Fire ants can be a serious problem after hurricanes – particularly in flooded areas, according to experts with the LSU AgCenter.
"When the waters rise, the fire ants are forced out of their underground nests and float in a mass on top of floodwaters," said LSU AgCenter entomology associate Patricia Beckley. “For example, we saw that recently when people were unable to wade through the waters surrounding the New Orleans Superdome (after Hurricane Katrina) without encountering masses of floating fire ants.”
Even worse, once the flooding recedes, fire ants can be found almost anywhere – including inside your home or in debris piles – so extra precautions should be taken, LSU AgCenter experts say.
"In all areas of Louisiana infested with the red imported fire ant, these ants and their colonies can present a potentially serious medical threat to people and animals during and after times of flooding," said LSU AgCenter entomologist Dr.

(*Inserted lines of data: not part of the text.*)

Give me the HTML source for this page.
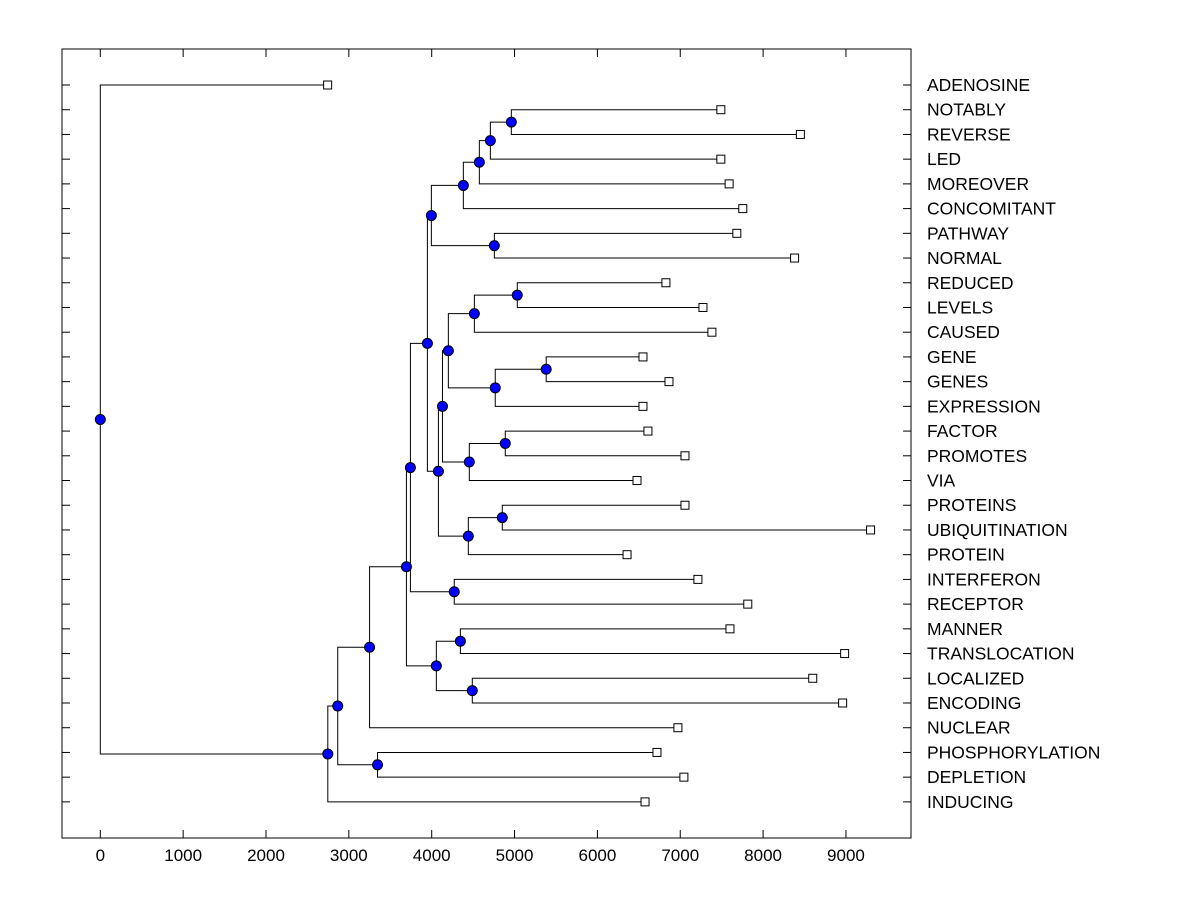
<!DOCTYPE html>
<html><head><meta charset="utf-8"><style>
body{margin:0;background:#fff;}
svg{display:block;}
text{font-family:"Liberation Sans",Arial,sans-serif;fill:#000;}
</style></head><body>
<svg id="chart" width="1200" height="900" xmlns="http://www.w3.org/2000/svg"></svg>
<script>
const leafLabels=["ADENOSINE","NOTABLY","REVERSE","LED","MOREOVER","CONCOMITANT","PATHWAY","NORMAL","REDUCED","LEVELS","CAUSED","GENE","GENES","EXPRESSION","FACTOR","PROMOTES","VIA","PROTEINS","UBIQUITINATION","PROTEIN","INTERFERON","RECEPTOR","MANNER","TRANSLOCATION","LOCALIZED","ENCODING","NUCLEAR","PHOSPHORYLATION","DEPLETION","INDUCING"];
const leafValues=[2744,7490,8450,7490,7590,7755,7683,8380,6827,7274,7382,6550,6864,6550,6610,7057,6478,7057,9297,6358,7213,7815,7600,8984,8599,8960,6972,6719,7044,6575];
// internal nodes: height, left child, right child ("L#" leaf, "N#" node)
const nodeHeights=[4961,4708,4575,4382,4756,3996,5033,4515,5382,4767,4201,4888,4454,4852,4442,4130,4081,3948,4272,3743,4346,4490,4056,3695,3250,3346,2866,2746,0];
const nodeLeft =["L1","N0","N1","N2","L6","N3","L8","N6","L11","N8","N7","L14","N11","L17","N13","N10","N15","N5","L20","N17","L22","L24","N20","N19","N23","L27","N24","N26","L0"];
const nodeRight=["L2","L3","L4","L5","L7","N4","L9","L10","L12","L13","N9","L15","L16","L18","L19","N12","N14","N16","L21","N18","L23","L25","N21","N22","L26","L28","N25","L29","N27"];
const xTicks=[0,1000,2000,3000,4000,5000,6000,7000,8000,9000];

const svg=document.getElementById('chart');
const NS='http://www.w3.org/2000/svg';
const L=62,R=911,T=49,B=838;
const xs=v=>100.3+v*0.08285;
const rowY=i=>85+i*24.72;
function mk(tag,attrs){const e=document.createElementNS(NS,tag);for(const k in attrs)e.setAttribute(k,attrs[k]);svg.appendChild(e);return e;}

const frame=mk('rect',{x:L,y:T,width:R-L,height:B-T,fill:'none',stroke:'#000','stroke-width':1});



xTicks.forEach(t=>{
  const x=xs(t);
  const a=mk('line',{x1:x,y1:B,x2:x,y2:B-8,stroke:'#000'});
  
  
  const b=mk('line',{x1:x,y1:T,x2:x,y2:T+8,stroke:'#000'});
  
  
  const tx=mk('text',{x:x,y:B+23,'text-anchor':'middle','font-size':'17px'});
  tx.textContent=t;
  
  
});

leafLabels.forEach((lab,i)=>{
  const y=rowY(i);
  const a=mk('line',{x1:L,y1:y,x2:L+8,y2:y,stroke:'#000'});
  
  
  const b=mk('line',{x1:R,y1:y,x2:R-8,y2:y,stroke:'#000'});
  
  
  const t=mk('text',{x:927,y:y+6,'font-size':'17.5px'});
  t.textContent=lab;
  
  
});

const nodeY=[];
function pos(ref){
  const i=+ref.slice(1);
  if(ref[0]==='L') return {x:xs(leafValues[i]),y:rowY(i)};
  return {x:xs(nodeHeights[i]),y:nodeY[i]};
}
for(let i=0;i<nodeHeights.length;i++){
  const a=pos(nodeLeft[i]),b=pos(nodeRight[i]);
  nodeY[i]=(a.y+b.y)/2;
}
for(let i=0;i<nodeHeights.length;i++){
  const x=xs(nodeHeights[i]);
  const a=pos(nodeLeft[i]),b=pos(nodeRight[i]);
  const p=mk('path',{d:`M${a.x},${a.y}H${x}V${b.y}H${b.x}`,fill:'none',stroke:'#000','stroke-width':1});
  
  
}
leafValues.forEach((v,i)=>{
  const s=mk('rect',{x:xs(v)-4,y:rowY(i)-4,width:8,height:8,fill:'#fff',stroke:'#000'});
  
  
});
nodeHeights.forEach((h,i)=>{
  const c=mk('circle',{cx:xs(h),cy:nodeY[i],r:5,fill:'#0000ff',stroke:'#000'});
  
  
});
</script>
</body></html>
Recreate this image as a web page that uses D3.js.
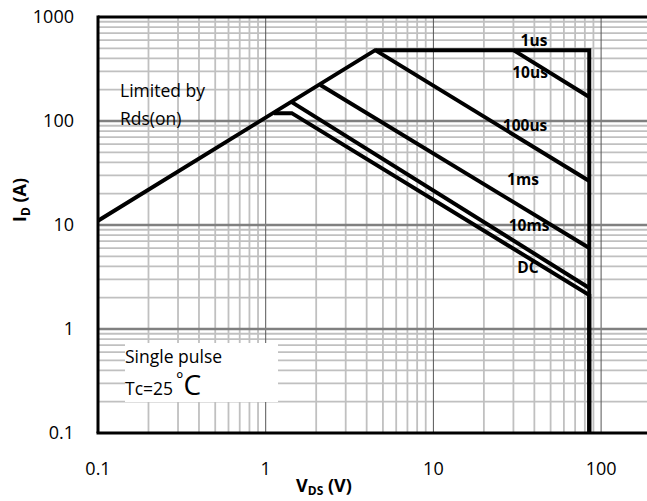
<!DOCTYPE html>
<html>
<head>
<meta charset="utf-8">
<script src="https://cdn.jsdelivr.net/npm/d3@7"></script>
<style>
  body { margin: 0; background: #fff; }
  svg { display: block; font-family: "Open Sans", sans-serif; }
</style>
</head>
<body>
<svg id="chart" width="647" height="501"></svg>
<script>
// safe operating area, log-log
const xTicks = [0.1, 1, 10, 100];
const yTicks = [0.1, 1, 10, 100, 1000];

// curves (VDS in V, ID in A)
const vds1us = [0.1, 4.5, 85, 85];
const id1us = [11, 480, 480, 0.1];
const vds10us = [30, 85];
const id10us = [480, 170];
const vds100us = [4.5, 85];
const id100us = [480, 26.5];
const vds1ms = [2.12, 85];
const id1ms = [222, 6.0];
const vds10ms = [1.43, 85];
const id10ms = [152, 2.48];
const vdsDC = [1.12, 1.43, 85, 85];
const idDC = [119, 119, 2.12, 0.1];

const curveNames = ['1us', '10us', '100us', '1ms', '10ms', 'DC'];
const labelV = [39.8, 37.7, 35.2, 34.2, 37.2, 36.6];
const labelI = [588, 290, 89.5, 27.1, 9.8, 3.86];

const svg = d3.select('#chart');
const W = 647, H = 501;

const x = d3.scaleLog().domain([0.1, 1000]).range([98, 98 + 4 * 167.7]);
const y = d3.scaleLog().domain([0.1, 1000]).range([433, 17]);

svg.append('rect').attr('width', W).attr('height', H).attr('fill', '#fff');

// minor/major grid values
const gridVals = [];
[0.1, 1, 10, 100].forEach(d => {
    for (let k = 1; k <= 9; k++) gridVals.push({ v: +(k * d).toPrecision(3), major: k === 1 });
});
gridVals.push({ v: 1000, major: true });

const grid = svg.append('g');
// vertical minor first, then horizontal, then majors
grid.selectAll('line.vmin')
    .data(gridVals.filter(d => !d.major))
    .enter().append('line')
    .attr('x1', d => x(d.v)).attr('x2', d => x(d.v))
    .attr('y1', y(1000)).attr('y2', y(0.1))
    .attr('stroke', '#c0c0c0').attr('stroke-width', 1.8);

grid.selectAll('line.hmin')
    .data(gridVals.filter(d => !d.major && d.v < 1000))
    .enter().append('line')
    .attr('x1', x(0.1)).attr('x2', W)
    .attr('y1', d => y(d.v)).attr('y2', d => y(d.v))
    .attr('stroke', '#c0c0c0').attr('stroke-width', 1.8);

grid.selectAll('line.vmaj')
    .data(gridVals.filter(d => d.major && d.v > 0.1))
    .enter().append('line')
    .attr('x1', d => x(d.v)).attr('x2', d => x(d.v))
    .attr('y1', y(1000)).attr('y2', y(0.1))
    .attr('stroke', '#555').attr('stroke-width', 1);

grid.selectAll('line.hmaj')
    .data(gridVals.filter(d => d.major && d.v > 0.1 && d.v < 1000))
    .enter().append('line')
    .attr('x1', x(0.1)).attr('x2', W)
    .attr('y1', d => y(d.v)).attr('y2', d => y(d.v))
    .attr('stroke', '#808080').attr('stroke-width', 2.5);

// white box behind the "Single pulse" note
svg.append('rect')
    .attr('x', 125).attr('y', 343).attr('width', 153).attr('height', 59)
    .attr('fill', '#fff');

// frame
svg.append('line').attr('x1', x(0.1)).attr('x2', W).attr('y1', y(1000)).attr('y2', y(1000))
    .attr('stroke', '#000').attr('stroke-width', 3);
svg.append('line').attr('x1', x(0.1) - 1.5).attr('x2', W).attr('y1', y(0.1)).attr('y2', y(0.1))
    .attr('stroke', '#000').attr('stroke-width', 3);
svg.append('line').attr('x1', x(0.1)).attr('x2', x(0.1)).attr('y1', y(1000) - 1.5).attr('y2', y(0.1))
    .attr('stroke', '#000').attr('stroke-width', 3);

// curves
const curves = [
    [vds1us, id1us], [vds10us, id10us], [vds100us, id100us],
    [vds1ms, id1ms], [vds10ms, id10ms], [vdsDC, idDC]
];
const line = d3.line().x(d => x(d[0])).y(d => y(d[1]));

curves.forEach(([vs, is]) => {
    svg.append('path')
        .datum(vs.map((v, i) => [v, is[i]]))
        .attr('d', line)
        .attr('fill', 'none')
        .attr('stroke', '#000')
        .attr('stroke-width', 4)
        .attr('stroke-linejoin', 'miter');
});

// curve labels
svg.selectAll('text.curve')
    .data(curveNames)
    .enter().append('text')
    .attr('x', (d, i) => x(labelV[i]))
    .attr('y', (d, i) => y(labelI[i]))
    .attr('dy', '0.35em')
    .attr('text-anchor', 'middle')
    .attr('font-size', 15.5)
    .attr('font-weight', 'bold')
    .attr('fill', '#000')
    .text(d => d);

// tick labels
svg.selectAll('text.xt')
    .data(xTicks)
    .enter().append('text')
    .attr('x', d => x(d))
    .attr('y', 475)
    .attr('text-anchor', 'middle')
    .attr('font-size', 18)
    .text(d => d);

svg.selectAll('text.yt')
    .data(yTicks)
    .enter().append('text')
    .attr('x', 74)
    .attr('y', d => y(d))
    .attr('dy', '0.36em')
    .attr('text-anchor', 'end')
    .attr('font-size', 18)
    .text(d => d);

// axis titles
const xt = svg.append('text')
    .attr('x', 324).attr('y', 492)
    .attr('text-anchor', 'middle')
    .attr('font-size', 18)
    .attr('font-weight', 'bold');
xt.append('tspan').text('V');
xt.append('tspan').attr('font-size', 12).attr('dy', 3).text('DS');
xt.append('tspan').attr('dy', -3).text(' (V)');

const yt = svg.append('text')
    .attr('transform', 'translate(26,200) rotate(-90)')
    .attr('text-anchor', 'middle')
    .attr('font-size', 18)
    .attr('font-weight', 'bold');
yt.append('tspan').text('I');
yt.append('tspan').attr('font-size', 12).attr('dy', 4).text('D');
yt.append('tspan').attr('dy', -4).text(' (A)');

// notes
svg.append('text').attr('x', 120).attr('y', 97).attr('font-size', 17.5).text('Limited by');
svg.append('text').attr('x', 120).attr('y', 125).attr('font-size', 17.5).text('Rds(on)');
svg.append('text').attr('x', 125).attr('y', 363).attr('font-size', 17.5).text('Single pulse');
const tc = svg.append('text').attr('x', 125).attr('y', 395).attr('font-size', 17.5);
tc.append('tspan').text('Tc=25');
tc.append('tspan').attr('dx', 3).attr('dy', -9).attr('font-size', 17.5).text('°');
tc.append('tspan').attr('dy', 9).attr('font-size', 28).text('C');
</script>
</body>
</html>
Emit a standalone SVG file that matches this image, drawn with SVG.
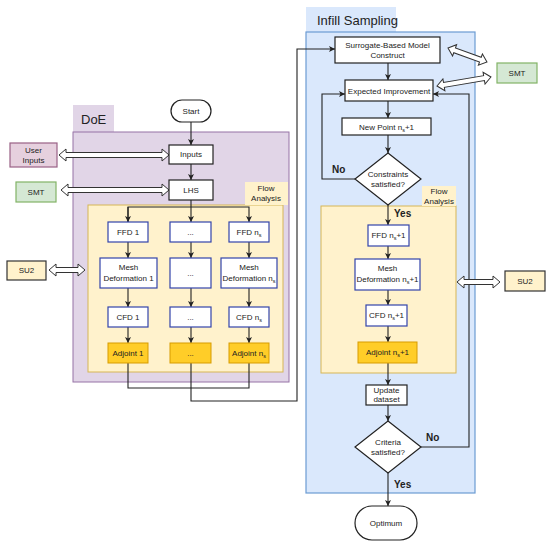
<svg xmlns="http://www.w3.org/2000/svg" width="550" height="546" viewBox="0 0 550 546">
<defs>
<marker id="ah" viewBox="0 0 10 10" refX="10" refY="5" markerWidth="6" markerHeight="6" orient="auto" markerUnits="userSpaceOnUse">
<path d="M0,0 L10,5 L0,10 L2.5,5 Z" fill="#222"/>
</marker>
<style>
text{font-family:"Liberation Sans",Arial,sans-serif;font-size:8px;fill:#222;text-anchor:middle}
.lbl{font-size:13px;text-anchor:start}
.yn{font-size:10px;font-weight:bold;text-anchor:start}
.sub{font-size:5.5px}
.w{fill:#fff;stroke:#3344aa;stroke-width:1.2}
.k{fill:#fff;stroke:#222;stroke-width:1.2}
.adj{fill:#ffcd28;stroke:#d79b00;stroke-width:1}
.smt{fill:#d5e8d4;stroke:#82b366;stroke-width:1.2}
.su2{fill:#fff2cc;stroke:#333;stroke-width:1.2}
.usr{fill:#e6d0de;stroke:#996185;stroke-width:1.2}
.flow{fill:#fff2cc;stroke:#d6b656;stroke-width:1}
.ftab{fill:#fff2cc;stroke:none}
.c{fill:none;stroke:#222;stroke-width:1.1}
.fx{fill:#fff;stroke:#333;stroke-width:1}
</style>
</defs>

<!-- containers -->
<g id="doe">
<rect x="73" y="105" width="41" height="27" fill="#e1d5e7"/>
<text class="lbl" x="81" y="124">DoE</text>
<rect x="73" y="132" width="216" height="250" fill="#e1d5e7" stroke="#9673a6" stroke-width="1"/>
</g>
<g id="infill">
<rect x="306" y="7" width="90" height="25" fill="#dae8fc"/>
<text class="lbl" x="317" y="25">Infill Sampling</text>
<rect x="306" y="32" width="169" height="461" fill="#dae8fc" stroke="#6c9bd2" stroke-width="1.2"/>
</g>
<g id="flow-left">
<rect class="flow" x="88" y="205" width="195" height="167"/>
<rect class="ftab" x="245" y="182" width="43" height="23"/>
<text x="266" y="191">Flow</text>
<text x="266" y="201">Analysis</text>
</g>
<g id="flow-right">
<rect class="flow" x="321" y="206" width="135" height="167"/>
<rect class="ftab" x="422" y="186" width="34" height="20"/>
<text x="439" y="194">Flow</text>
<text x="439" y="204">Analysis</text>
</g>

<!-- connectors -->
<g id="connectors">
<path class="c" d="M191,122 V145" marker-end="url(#ah)"/>
<path class="c" d="M191,164 V180" marker-end="url(#ah)"/>
<path class="c" d="M191,200 V222" marker-end="url(#ah)"/>
<path class="c" d="M128,222 V207 H249 V222" marker-end="url(#ah)"/>
<path class="c" d="M128,207 V222" marker-end="url(#ah)"/>
<path class="c" d="M128,242 V258" marker-end="url(#ah)"/>
<path class="c" d="M191,242 V258" marker-end="url(#ah)"/>
<path class="c" d="M249,242 V258" marker-end="url(#ah)"/>
<path class="c" d="M128,288 V307" marker-end="url(#ah)"/>
<path class="c" d="M191,288 V307" marker-end="url(#ah)"/>
<path class="c" d="M249,288 V307" marker-end="url(#ah)"/>
<path class="c" d="M128,327 V343" marker-end="url(#ah)"/>
<path class="c" d="M191,327 V343" marker-end="url(#ah)"/>
<path class="c" d="M249,327 V343" marker-end="url(#ah)"/>
<path class="c" d="M128,363 V388 H249 V363"/>
<path class="c" d="M191,363 V401 H297 V49 H335" marker-end="url(#ah)"/>

<path class="c" d="M388,63 V80" marker-end="url(#ah)"/>
<path class="c" d="M388,101 V118" marker-end="url(#ah)"/>
<path class="c" d="M388,135 V153" marker-end="url(#ah)"/>
<path class="c" d="M355,179 H322 V94 H345" marker-end="url(#ah)"/>
<path class="c" d="M388,205 V225" marker-end="url(#ah)"/>
<path class="c" d="M388,246 V259" marker-end="url(#ah)"/>
<path class="c" d="M388,290 V305" marker-end="url(#ah)"/>
<path class="c" d="M388,326 V342" marker-end="url(#ah)"/>
<path class="c" d="M388,363 V385" marker-end="url(#ah)"/>
<path class="c" d="M388,405 V421" marker-end="url(#ah)"/>
<path class="c" d="M421,447 H469 V94 H433" marker-end="url(#ah)"/>
<path class="c" d="M388,473 V506" marker-end="url(#ah)"/>

<text class="yn" x="332" y="173">No</text>
<text class="yn" x="394" y="217">Yes</text>
<text class="yn" x="426" y="441">No</text>
<text class="yn" x="394" y="488">Yes</text>

<!-- double hollow arrows -->
<polygon class="fx" points="59,155 66,149 66,152.5 162,152.5 162,149 169,155 162,161 162,157.5 66,157.5 66,161"/>
<polygon class="fx" points="61,190 68,184 68,187.5 162,187.5 162,184 169,190 162,196 162,192.5 68,192.5 68,196"/>
<polygon class="fx" points="49,270 56,264 56,267.5 78,267.5 78,264 85,270 78,276 78,272.5 56,272.5 56,276"/>
<polygon class="fx" points="457,282 464,276 464,279.5 493,279.5 493,276 500,282 493,288 493,284.5 464,284.5 464,288"/>
<polygon class="fx" transform="translate(448,48) rotate(19.7)" points="0,0 7,-6 7,-2.5 34.4,-2.5 34.4,-6 41.4,0 34.4,6 34.4,2.5 7,2.5 7,6"/>
<polygon class="fx" transform="translate(437,86) rotate(-9.5)" points="0,0 7,-6 7,-2.5 47.7,-2.5 47.7,-6 54.7,0 47.7,6 47.7,2.5 7,2.5 7,6"/>
</g>

<!-- nodes -->
<g id="start"><rect class="k" x="171" y="100" width="40" height="22" rx="11"/><text x="191" y="114">Start</text></g>
<g id="inputs"><rect class="k" x="169" y="145" width="44" height="19"/><text x="191" y="157">Inputs</text></g>
<g id="lhs"><rect class="k" x="169" y="180" width="44" height="20"/><text x="191" y="193">LHS</text></g>

<g id="user-inputs"><rect class="usr" x="10" y="143" width="47" height="24"/><text x="33.5" y="153">User</text><text x="33.5" y="163">Inputs</text></g>
<g id="smt-left"><rect class="smt" x="16" y="182" width="40" height="20"/><text x="36" y="195">SMT</text></g>
<g id="su2-left"><rect class="su2" x="7" y="261" width="39" height="19"/><text x="26.5" y="273">SU2</text></g>

<g id="ffd1"><rect class="w" x="108" y="222" width="40" height="20"/><text x="128" y="235">FFD 1</text></g>
<g id="ffd-dots"><rect class="w" x="170" y="222" width="41" height="20"/><text x="190.5" y="235">...</text></g>
<g id="ffd-ns"><rect class="w" x="229" y="222" width="40" height="20"/><text x="249" y="235">FFD n<tspan class="sub" dy="2">s</tspan></text></g>

<g id="mesh1"><rect class="w" x="100" y="258" width="57" height="30"/><text x="128.5" y="270">Mesh</text><text x="128.5" y="281">Deformation 1</text></g>
<g id="mesh-dots"><rect class="w" x="170" y="258" width="41" height="30"/><text x="190.5" y="276">...</text></g>
<g id="mesh-ns"><rect class="w" x="221" y="258" width="56" height="30"/><text x="249" y="270">Mesh</text><text x="249" y="281">Deformation n<tspan class="sub" dy="2">s</tspan></text></g>

<g id="cfd1"><rect class="w" x="108" y="307" width="40" height="20"/><text x="128" y="320">CFD 1</text></g>
<g id="cfd-dots"><rect class="w" x="170" y="307" width="41" height="20"/><text x="190.5" y="320">...</text></g>
<g id="cfd-ns"><rect class="w" x="229" y="307" width="40" height="20"/><text x="249" y="320">CFD n<tspan class="sub" dy="2">s</tspan></text></g>

<g id="adj1"><rect class="adj" x="108" y="343" width="40" height="20"/><text x="128" y="356">Adjoint 1</text></g>
<g id="adj-dots"><rect class="adj" x="170" y="343" width="41" height="20"/><text x="190.5" y="356">...</text></g>
<g id="adj-ns"><rect class="adj" x="229" y="343" width="40" height="20"/><text x="249" y="356">Adjoint n<tspan class="sub" dy="2">s</tspan></text></g>

<g id="surrogate"><rect class="k" x="335" y="37" width="105" height="26"/><text x="387.5" y="48">Surrogate-Based Model</text><text x="387.5" y="58">Construct</text></g>
<g id="expected"><rect class="k" x="345" y="80" width="88" height="21"/><text x="389" y="93.5">Expected Improvement</text></g>
<g id="newpoint"><rect class="k" x="342" y="118" width="89" height="17"/><text x="386.5" y="129.5">New Point n<tspan class="sub" dy="2">s</tspan><tspan dy="-2">+1</tspan></text></g>
<g id="constraints"><polygon class="k" points="388,153 421,179 388,205 355,179"/><text x="388" y="177">Constraints</text><text x="388" y="187">satisfied?</text></g>

<g id="ffd-new"><rect class="w" x="368" y="225" width="41" height="21"/><text x="388.5" y="238">FFD n<tspan class="sub" dy="2">s</tspan><tspan dy="-2">+1</tspan></text></g>
<g id="mesh-new"><rect class="w" x="355" y="259" width="65" height="31"/><text x="387.5" y="271">Mesh</text><text x="387.5" y="282">Deformation n<tspan class="sub" dy="2">s</tspan><tspan dy="-2">+1</tspan></text></g>
<g id="cfd-new"><rect class="w" x="366" y="305" width="41" height="21"/><text x="386.5" y="318">CFD n<tspan class="sub" dy="2">s</tspan><tspan dy="-2">+1</tspan></text></g>
<g id="adj-new"><rect class="adj" x="358" y="342" width="59" height="21"/><text x="387.5" y="355">Adjoint n<tspan class="sub" dy="2">s</tspan><tspan dy="-2">+1</tspan></text></g>
<g id="update"><rect class="k" x="366" y="385" width="41" height="20"/><text x="386.5" y="393">Update</text><text x="386.5" y="402">dataset</text></g>
<g id="criteria"><polygon class="k" points="388,421 421,447 388,473 355,447"/><text x="388" y="445">Criteria</text><text x="388" y="455">satisfied?</text></g>
<g id="optimum"><rect class="k" x="355" y="506" width="62" height="34" rx="17"/><text x="386" y="526">Optimum</text></g>

<g id="smt-right"><rect class="smt" x="497" y="63" width="40" height="20"/><text x="517" y="76">SMT</text></g>
<g id="su2-right"><rect class="su2" x="505" y="271" width="40" height="20"/><text x="525" y="284">SU2</text></g>
</svg>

Dale Pollet, adding, "Floodwaters will not drown fire ants. Instead, their colonies will actually emerge from the soil, form a loose ball, float and flow with the water until they reach a dry area or object that they can crawl up on."
Floating fire ant colonies can look like ribbons, a mat or an actual "ball" of ants floating on the water, according to the experts, who say these writhing masses of ants contain the entire colony – worker ants, eggs, larvae, pupae, winged males and females and queen ants.
As the floodwaters recede, these floating fire ant colonies will cling to any structure that they come in contact with and are attracted to anything that might give them shelter until a mound can be re-established in the soil, Pollet and Beckley explain.
"This means debris piles from the floodwaters or piles of items from flooded homes are potential nesting sites for fire ants," Beckley said. "So you need to be cautious and be aware that fire ants can be under anything."
The LSU AgCenter experts also offer these tips on avoiding fire ant bites when cleaning up after flooding:
Recommendations on treating for fire ants after a storm differ from the usual ones that call for the use of baits that are carried back to the colony and eventually kill it.
"At the time of flooding or right after flooding, general preventive treatments for controlling the fire ants are out of the question," Pollet said. "Ant colonies or ants encountered now need to be dealt with quickly."
The experts say aerosol spray products containing pyrethrins or pyrethrum derivatives (tetramethrin or allethrin) or Bengal’s Deltramethrin dust labeled for use on "ants" or "crawling insects" can yield a quick knockdown of the insects and will break down quickly.
"Spray or dust as many of the ants as possible," Pollet advised, cautioning, however, to avoid waterways, since pyrethroids can be quite toxic to fish and crustaceans. "Just spray or dust surfaces, cracks of infested objects and debris. Then return after the treatment has had time to work."
Although much of the flooding the state has seen this year has receded, the LSU AgCenter experts point out that ants are particularly dangerous during flooding.
They say to avoid floating mats of fire ants during a flood and to be careful not to let ants come into contact with oars if you are in a boat, since that would allow ants to cling to the oars and move into your boat. They also say to wear protective clothing, such as rubber boots, rain gear and cuffed gloves, that can help prevent ants from reaching your skin when working in floodwater.
“While ants are ‘rafting’ (floating in water), they can inject up to two times the venom of a normal sting,” Beckley cautions. “Remember, if ants contact the skin they will sting.
"You should try to remove any ants that get on you by immediately rubbing them off. But ants can cling to the skin if submerged and even a high-pressure water spray may not dislodge them."